■ **Problem to solve**: Reproduce the listing word for word. Skip any image.
# START OF Data
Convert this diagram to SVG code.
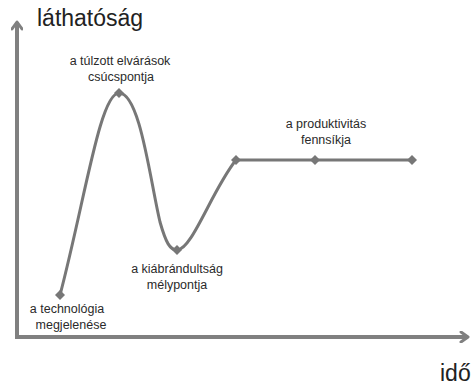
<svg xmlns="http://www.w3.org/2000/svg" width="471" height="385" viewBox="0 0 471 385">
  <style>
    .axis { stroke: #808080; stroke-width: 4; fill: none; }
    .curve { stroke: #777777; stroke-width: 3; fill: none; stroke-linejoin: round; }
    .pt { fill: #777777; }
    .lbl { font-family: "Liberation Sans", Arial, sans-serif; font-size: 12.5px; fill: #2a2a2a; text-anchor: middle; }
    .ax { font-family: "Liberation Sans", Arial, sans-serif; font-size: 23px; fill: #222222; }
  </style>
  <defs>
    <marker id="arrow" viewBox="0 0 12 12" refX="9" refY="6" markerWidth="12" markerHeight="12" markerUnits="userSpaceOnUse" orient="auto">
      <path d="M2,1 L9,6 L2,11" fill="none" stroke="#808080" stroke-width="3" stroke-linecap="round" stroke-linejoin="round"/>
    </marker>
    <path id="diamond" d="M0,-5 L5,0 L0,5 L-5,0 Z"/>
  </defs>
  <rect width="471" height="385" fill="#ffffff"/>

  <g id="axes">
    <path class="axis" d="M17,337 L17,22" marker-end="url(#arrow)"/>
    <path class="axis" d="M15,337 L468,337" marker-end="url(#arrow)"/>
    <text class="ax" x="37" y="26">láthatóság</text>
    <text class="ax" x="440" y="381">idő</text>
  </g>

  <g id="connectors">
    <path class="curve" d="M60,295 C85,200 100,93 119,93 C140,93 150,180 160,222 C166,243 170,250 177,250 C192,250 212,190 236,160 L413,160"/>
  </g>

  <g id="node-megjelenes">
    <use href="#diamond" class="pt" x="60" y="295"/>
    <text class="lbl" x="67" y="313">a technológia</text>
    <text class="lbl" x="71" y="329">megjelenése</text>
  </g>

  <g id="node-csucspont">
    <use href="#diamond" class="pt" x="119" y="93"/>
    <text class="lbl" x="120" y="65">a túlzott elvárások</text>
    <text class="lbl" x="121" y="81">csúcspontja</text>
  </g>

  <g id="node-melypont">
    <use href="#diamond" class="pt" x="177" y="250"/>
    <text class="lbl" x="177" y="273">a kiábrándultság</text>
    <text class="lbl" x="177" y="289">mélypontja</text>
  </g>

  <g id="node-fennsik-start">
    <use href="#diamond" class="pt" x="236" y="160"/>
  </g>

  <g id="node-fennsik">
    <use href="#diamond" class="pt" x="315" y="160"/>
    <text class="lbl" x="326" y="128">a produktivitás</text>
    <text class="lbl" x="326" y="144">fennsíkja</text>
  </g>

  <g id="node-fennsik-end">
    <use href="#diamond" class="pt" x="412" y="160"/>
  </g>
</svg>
# END OF Data
■ **Solved exercise**:
Convert this diagram to SVG code.
<svg xmlns="http://www.w3.org/2000/svg" width="471" height="385" viewBox="0 0 471 385">
  <style>
    .axis { stroke: #808080; stroke-width: 4; fill: none; }
    .curve { stroke: #777777; stroke-width: 3; fill: none; stroke-linejoin: round; }
    .pt { fill: #777777; }
    .lbl { font-family: "Liberation Sans", Arial, sans-serif; font-size: 12.5px; fill: #2a2a2a; text-anchor: middle; }
    .ax { font-family: "Liberation Sans", Arial, sans-serif; font-size: 23px; fill: #222222; }
  </style>
  <defs>
    <marker id="arrow" viewBox="0 0 12 12" refX="9" refY="6" markerWidth="12" markerHeight="12" markerUnits="userSpaceOnUse" orient="auto">
      <path d="M2,1 L9,6 L2,11" fill="none" stroke="#808080" stroke-width="3" stroke-linecap="round" stroke-linejoin="round"/>
    </marker>
    <path id="diamond" d="M0,-5 L5,0 L0,5 L-5,0 Z"/>
  </defs>
  <rect width="471" height="385" fill="#ffffff"/>

  <g id="axes">
    <path class="axis" d="M17,337 L17,22" marker-end="url(#arrow)"/>
    <path class="axis" d="M15,337 L468,337" marker-end="url(#arrow)"/>
    <text class="ax" x="37" y="26">láthatóság</text>
    <text class="ax" x="440" y="381">idő</text>
  </g>

  <g id="connectors">
    <path class="curve" d="M60,295 C85,200 100,93 119,93 C140,93 150,180 160,222 C166,243 170,250 177,250 C192,250 212,190 236,160 L413,160"/>
  </g>

  <g id="node-megjelenes">
    <use href="#diamond" class="pt" x="60" y="295"/>
    <text class="lbl" x="67" y="313">a technológia</text>
    <text class="lbl" x="71" y="329">megjelenése</text>
  </g>

  <g id="node-csucspont">
    <use href="#diamond" class="pt" x="119" y="93"/>
    <text class="lbl" x="120" y="65">a túlzott elvárások</text>
    <text class="lbl" x="121" y="81">csúcspontja</text>
  </g>

  <g id="node-melypont">
    <use href="#diamond" class="pt" x="177" y="250"/>
    <text class="lbl" x="177" y="273">a kiábrándultság</text>
    <text class="lbl" x="177" y="289">mélypontja</text>
  </g>

  <g id="node-fennsik-start">
    <use href="#diamond" class="pt" x="236" y="160"/>
  </g>

  <g id="node-fennsik">
    <use href="#diamond" class="pt" x="315" y="160"/>
    <text class="lbl" x="326" y="128">a produktivitás</text>
    <text class="lbl" x="326" y="144">fennsíkja</text>
  </g>

  <g id="node-fennsik-end">
    <use href="#diamond" class="pt" x="412" y="160"/>
  </g>
</svg>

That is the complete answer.